What you should do:
Transcribe all the entries word for word, skipping the pictures.

Material for this task:
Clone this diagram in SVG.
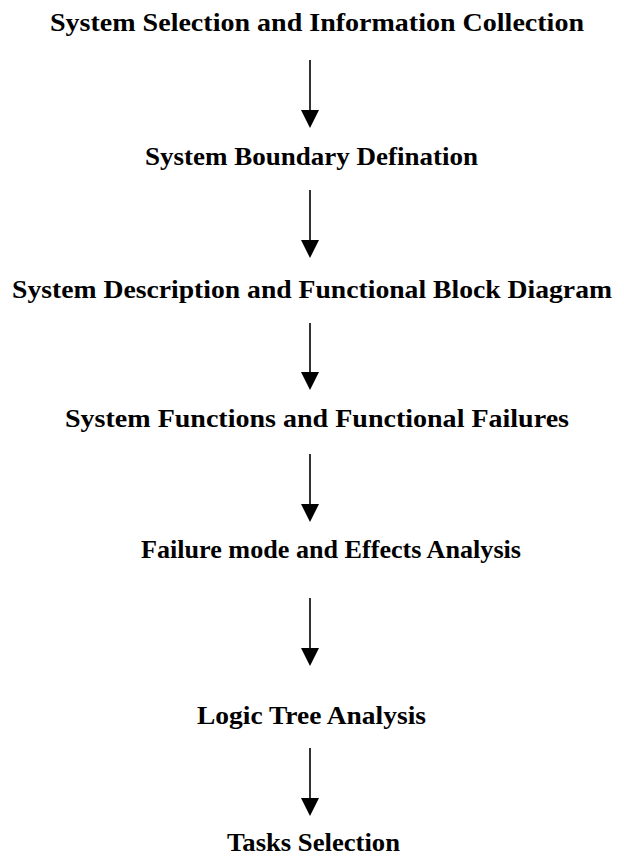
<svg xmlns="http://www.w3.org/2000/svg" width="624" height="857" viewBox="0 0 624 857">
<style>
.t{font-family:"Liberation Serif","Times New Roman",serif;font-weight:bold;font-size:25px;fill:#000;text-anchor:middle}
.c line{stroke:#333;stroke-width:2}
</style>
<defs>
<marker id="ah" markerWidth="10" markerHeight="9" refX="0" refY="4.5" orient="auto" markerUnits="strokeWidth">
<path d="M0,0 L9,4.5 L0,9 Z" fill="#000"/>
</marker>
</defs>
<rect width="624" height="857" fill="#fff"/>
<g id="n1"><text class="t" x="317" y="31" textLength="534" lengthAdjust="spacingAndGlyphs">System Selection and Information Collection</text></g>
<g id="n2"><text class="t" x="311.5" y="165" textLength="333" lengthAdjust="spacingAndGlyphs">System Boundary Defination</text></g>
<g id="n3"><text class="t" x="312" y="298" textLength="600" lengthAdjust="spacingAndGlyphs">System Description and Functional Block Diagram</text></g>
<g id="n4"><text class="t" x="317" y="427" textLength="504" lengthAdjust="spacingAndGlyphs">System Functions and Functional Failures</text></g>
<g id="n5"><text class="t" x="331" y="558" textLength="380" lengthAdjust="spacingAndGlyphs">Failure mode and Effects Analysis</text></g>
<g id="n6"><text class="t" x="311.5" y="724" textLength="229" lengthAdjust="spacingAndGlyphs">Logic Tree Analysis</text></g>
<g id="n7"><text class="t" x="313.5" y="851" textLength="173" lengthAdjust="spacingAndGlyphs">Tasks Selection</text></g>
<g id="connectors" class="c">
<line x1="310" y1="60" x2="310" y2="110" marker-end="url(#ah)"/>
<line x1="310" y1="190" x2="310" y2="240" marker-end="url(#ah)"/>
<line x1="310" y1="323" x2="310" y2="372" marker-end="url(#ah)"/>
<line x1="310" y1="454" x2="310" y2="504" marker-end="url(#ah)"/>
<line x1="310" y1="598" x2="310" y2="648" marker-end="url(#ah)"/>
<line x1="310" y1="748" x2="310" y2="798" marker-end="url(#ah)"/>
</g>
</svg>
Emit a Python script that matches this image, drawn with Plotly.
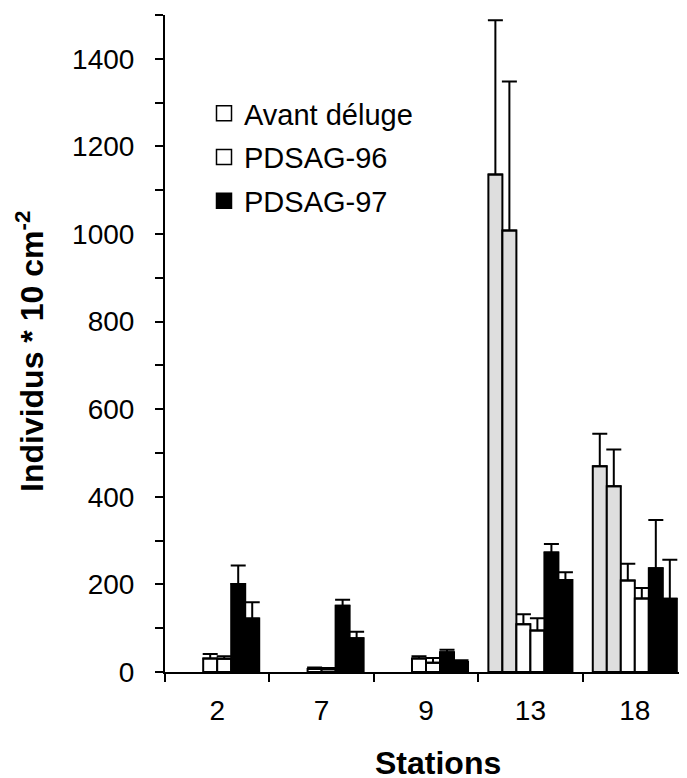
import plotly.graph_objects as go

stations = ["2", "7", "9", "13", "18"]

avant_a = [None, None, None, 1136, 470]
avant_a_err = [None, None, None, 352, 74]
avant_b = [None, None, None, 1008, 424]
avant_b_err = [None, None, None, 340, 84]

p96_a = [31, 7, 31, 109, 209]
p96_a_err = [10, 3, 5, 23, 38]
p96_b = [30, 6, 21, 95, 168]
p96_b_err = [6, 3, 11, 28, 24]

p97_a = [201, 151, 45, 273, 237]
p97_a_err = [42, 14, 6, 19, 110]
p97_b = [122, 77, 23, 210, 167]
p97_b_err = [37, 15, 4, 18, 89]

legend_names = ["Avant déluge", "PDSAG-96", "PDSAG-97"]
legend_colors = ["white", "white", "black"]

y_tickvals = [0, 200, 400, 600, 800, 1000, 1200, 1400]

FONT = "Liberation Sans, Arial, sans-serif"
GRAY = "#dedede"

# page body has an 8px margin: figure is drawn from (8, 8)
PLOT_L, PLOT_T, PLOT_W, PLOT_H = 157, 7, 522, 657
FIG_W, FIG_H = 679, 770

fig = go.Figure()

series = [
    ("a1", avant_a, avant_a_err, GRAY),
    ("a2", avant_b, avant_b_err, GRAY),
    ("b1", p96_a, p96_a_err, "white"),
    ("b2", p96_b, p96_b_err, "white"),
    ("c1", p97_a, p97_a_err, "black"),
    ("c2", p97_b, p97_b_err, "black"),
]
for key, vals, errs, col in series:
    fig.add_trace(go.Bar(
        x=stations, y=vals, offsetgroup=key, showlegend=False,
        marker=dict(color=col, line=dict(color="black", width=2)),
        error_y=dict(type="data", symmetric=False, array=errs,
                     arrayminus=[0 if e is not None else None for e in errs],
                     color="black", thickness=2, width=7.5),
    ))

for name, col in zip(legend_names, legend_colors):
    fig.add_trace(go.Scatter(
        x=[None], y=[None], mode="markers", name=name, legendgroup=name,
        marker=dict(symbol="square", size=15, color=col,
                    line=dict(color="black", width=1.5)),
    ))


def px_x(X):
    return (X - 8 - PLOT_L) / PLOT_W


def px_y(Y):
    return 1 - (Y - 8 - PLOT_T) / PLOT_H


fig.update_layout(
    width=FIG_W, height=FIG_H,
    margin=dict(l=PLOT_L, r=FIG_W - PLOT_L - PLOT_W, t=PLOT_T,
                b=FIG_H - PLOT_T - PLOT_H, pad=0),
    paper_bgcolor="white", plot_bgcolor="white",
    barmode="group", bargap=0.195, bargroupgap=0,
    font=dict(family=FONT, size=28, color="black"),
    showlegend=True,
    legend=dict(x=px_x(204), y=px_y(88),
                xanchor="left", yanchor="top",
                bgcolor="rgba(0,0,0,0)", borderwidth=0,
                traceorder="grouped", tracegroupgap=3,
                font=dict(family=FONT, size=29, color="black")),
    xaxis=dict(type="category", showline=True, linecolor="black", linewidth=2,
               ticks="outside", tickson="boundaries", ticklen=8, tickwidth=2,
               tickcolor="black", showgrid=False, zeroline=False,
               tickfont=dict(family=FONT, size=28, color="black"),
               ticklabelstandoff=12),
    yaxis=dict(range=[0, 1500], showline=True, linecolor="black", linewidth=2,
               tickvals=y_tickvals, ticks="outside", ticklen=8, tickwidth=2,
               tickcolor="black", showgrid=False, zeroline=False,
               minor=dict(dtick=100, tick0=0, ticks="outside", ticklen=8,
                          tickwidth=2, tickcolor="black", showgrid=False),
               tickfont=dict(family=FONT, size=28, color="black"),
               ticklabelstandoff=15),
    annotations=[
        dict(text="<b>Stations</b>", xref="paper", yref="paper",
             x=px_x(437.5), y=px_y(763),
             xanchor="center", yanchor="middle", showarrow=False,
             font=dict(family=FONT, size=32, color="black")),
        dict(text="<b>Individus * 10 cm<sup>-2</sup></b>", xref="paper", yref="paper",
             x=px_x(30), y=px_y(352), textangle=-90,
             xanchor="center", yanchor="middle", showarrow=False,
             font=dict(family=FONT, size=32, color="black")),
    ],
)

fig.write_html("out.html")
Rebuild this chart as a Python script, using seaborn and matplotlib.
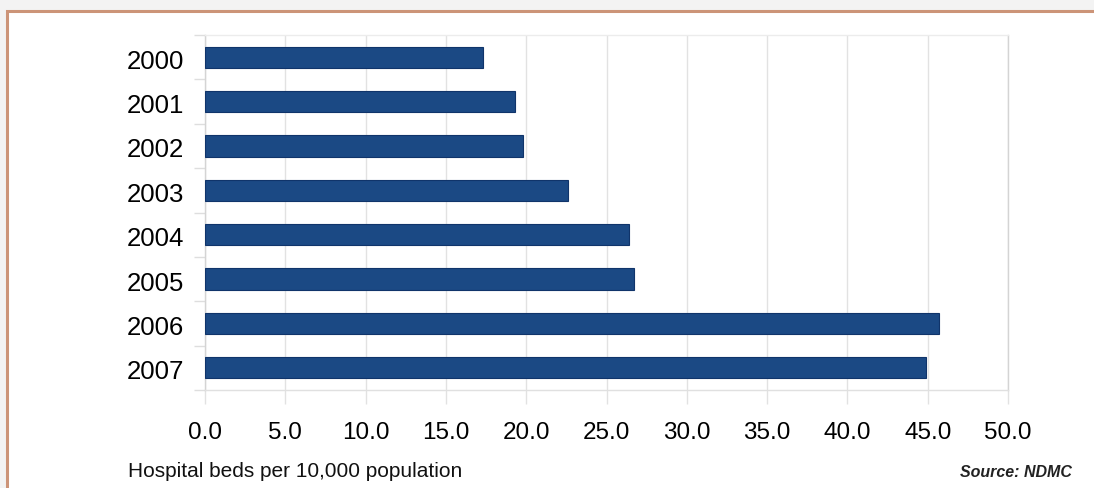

Response below:
Clone this diagram in SVG.
<svg xmlns="http://www.w3.org/2000/svg" width="624" height="857" viewBox="0 0 624 857">
<style>
.t{font-family:"Liberation Serif","Times New Roman",serif;font-weight:bold;font-size:25px;fill:#000;text-anchor:middle}
.c line{stroke:#333;stroke-width:2}
</style>
<defs>
<marker id="ah" markerWidth="10" markerHeight="9" refX="0" refY="4.5" orient="auto" markerUnits="strokeWidth">
<path d="M0,0 L9,4.5 L0,9 Z" fill="#000"/>
</marker>
</defs>
<rect width="624" height="857" fill="#fff"/>
<g id="n1"><text class="t" x="317" y="31" textLength="534" lengthAdjust="spacingAndGlyphs">System Selection and Information Collection</text></g>
<g id="n2"><text class="t" x="311.5" y="165" textLength="333" lengthAdjust="spacingAndGlyphs">System Boundary Defination</text></g>
<g id="n3"><text class="t" x="312" y="298" textLength="600" lengthAdjust="spacingAndGlyphs">System Description and Functional Block Diagram</text></g>
<g id="n4"><text class="t" x="317" y="427" textLength="504" lengthAdjust="spacingAndGlyphs">System Functions and Functional Failures</text></g>
<g id="n5"><text class="t" x="331" y="558" textLength="380" lengthAdjust="spacingAndGlyphs">Failure mode and Effects Analysis</text></g>
<g id="n6"><text class="t" x="311.5" y="724" textLength="229" lengthAdjust="spacingAndGlyphs">Logic Tree Analysis</text></g>
<g id="n7"><text class="t" x="313.5" y="851" textLength="173" lengthAdjust="spacingAndGlyphs">Tasks Selection</text></g>
<g id="connectors" class="c">
<line x1="310" y1="60" x2="310" y2="110" marker-end="url(#ah)"/>
<line x1="310" y1="190" x2="310" y2="240" marker-end="url(#ah)"/>
<line x1="310" y1="323" x2="310" y2="372" marker-end="url(#ah)"/>
<line x1="310" y1="454" x2="310" y2="504" marker-end="url(#ah)"/>
<line x1="310" y1="598" x2="310" y2="648" marker-end="url(#ah)"/>
<line x1="310" y1="748" x2="310" y2="798" marker-end="url(#ah)"/>
</g>
</svg>
Emit a Python script that matches this image, drawn with Plotly.
import plotly.graph_objects as go

stations = ["2", "7", "9", "13", "18"]

avant_a = [None, None, None, 1136, 470]
avant_a_err = [None, None, None, 352, 74]
avant_b = [None, None, None, 1008, 424]
avant_b_err = [None, None, None, 340, 84]

p96_a = [31, 7, 31, 109, 209]
p96_a_err = [10, 3, 5, 23, 38]
p96_b = [30, 6, 21, 95, 168]
p96_b_err = [6, 3, 11, 28, 24]

p97_a = [201, 151, 45, 273, 237]
p97_a_err = [42, 14, 6, 19, 110]
p97_b = [122, 77, 23, 210, 167]
p97_b_err = [37, 15, 4, 18, 89]

legend_names = ["Avant déluge", "PDSAG-96", "PDSAG-97"]
legend_colors = ["white", "white", "black"]

y_tickvals = [0, 200, 400, 600, 800, 1000, 1200, 1400]

FONT = "Liberation Sans, Arial, sans-serif"
GRAY = "#dedede"

# page body has an 8px margin: figure is drawn from (8, 8)
PLOT_L, PLOT_T, PLOT_W, PLOT_H = 157, 7, 522, 657
FIG_W, FIG_H = 679, 770

fig = go.Figure()

series = [
    ("a1", avant_a, avant_a_err, GRAY),
    ("a2", avant_b, avant_b_err, GRAY),
    ("b1", p96_a, p96_a_err, "white"),
    ("b2", p96_b, p96_b_err, "white"),
    ("c1", p97_a, p97_a_err, "black"),
    ("c2", p97_b, p97_b_err, "black"),
]
for key, vals, errs, col in series:
    fig.add_trace(go.Bar(
        x=stations, y=vals, offsetgroup=key, showlegend=False,
        marker=dict(color=col, line=dict(color="black", width=2)),
        error_y=dict(type="data", symmetric=False, array=errs,
                     arrayminus=[0 if e is not None else None for e in errs],
                     color="black", thickness=2, width=7.5),
    ))

for name, col in zip(legend_names, legend_colors):
    fig.add_trace(go.Scatter(
        x=[None], y=[None], mode="markers", name=name, legendgroup=name,
        marker=dict(symbol="square", size=15, color=col,
                    line=dict(color="black", width=1.5)),
    ))


def px_x(X):
    return (X - 8 - PLOT_L) / PLOT_W


def px_y(Y):
    return 1 - (Y - 8 - PLOT_T) / PLOT_H


fig.update_layout(
    width=FIG_W, height=FIG_H,
    margin=dict(l=PLOT_L, r=FIG_W - PLOT_L - PLOT_W, t=PLOT_T,
                b=FIG_H - PLOT_T - PLOT_H, pad=0),
    paper_bgcolor="white", plot_bgcolor="white",
    barmode="group", bargap=0.195, bargroupgap=0,
    font=dict(family=FONT, size=28, color="black"),
    showlegend=True,
    legend=dict(x=px_x(204), y=px_y(88),
                xanchor="left", yanchor="top",
                bgcolor="rgba(0,0,0,0)", borderwidth=0,
                traceorder="grouped", tracegroupgap=3,
                font=dict(family=FONT, size=29, color="black")),
    xaxis=dict(type="category", showline=True, linecolor="black", linewidth=2,
               ticks="outside", tickson="boundaries", ticklen=8, tickwidth=2,
               tickcolor="black", showgrid=False, zeroline=False,
               tickfont=dict(family=FONT, size=28, color="black"),
               ticklabelstandoff=12),
    yaxis=dict(range=[0, 1500], showline=True, linecolor="black", linewidth=2,
               tickvals=y_tickvals, ticks="outside", ticklen=8, tickwidth=2,
               tickcolor="black", showgrid=False, zeroline=False,
               minor=dict(dtick=100, tick0=0, ticks="outside", ticklen=8,
                          tickwidth=2, tickcolor="black", showgrid=False),
               tickfont=dict(family=FONT, size=28, color="black"),
               ticklabelstandoff=15),
    annotations=[
        dict(text="<b>Stations</b>", xref="paper", yref="paper",
             x=px_x(437.5), y=px_y(763),
             xanchor="center", yanchor="middle", showarrow=False,
             font=dict(family=FONT, size=32, color="black")),
        dict(text="<b>Individus * 10 cm<sup>-2</sup></b>", xref="paper", yref="paper",
             x=px_x(30), y=px_y(352), textangle=-90,
             xanchor="center", yanchor="middle", showarrow=False,
             font=dict(family=FONT, size=32, color="black")),
    ],
)

fig.write_html("out.html")
Rebuild this chart as a Python script, using seaborn and matplotlib.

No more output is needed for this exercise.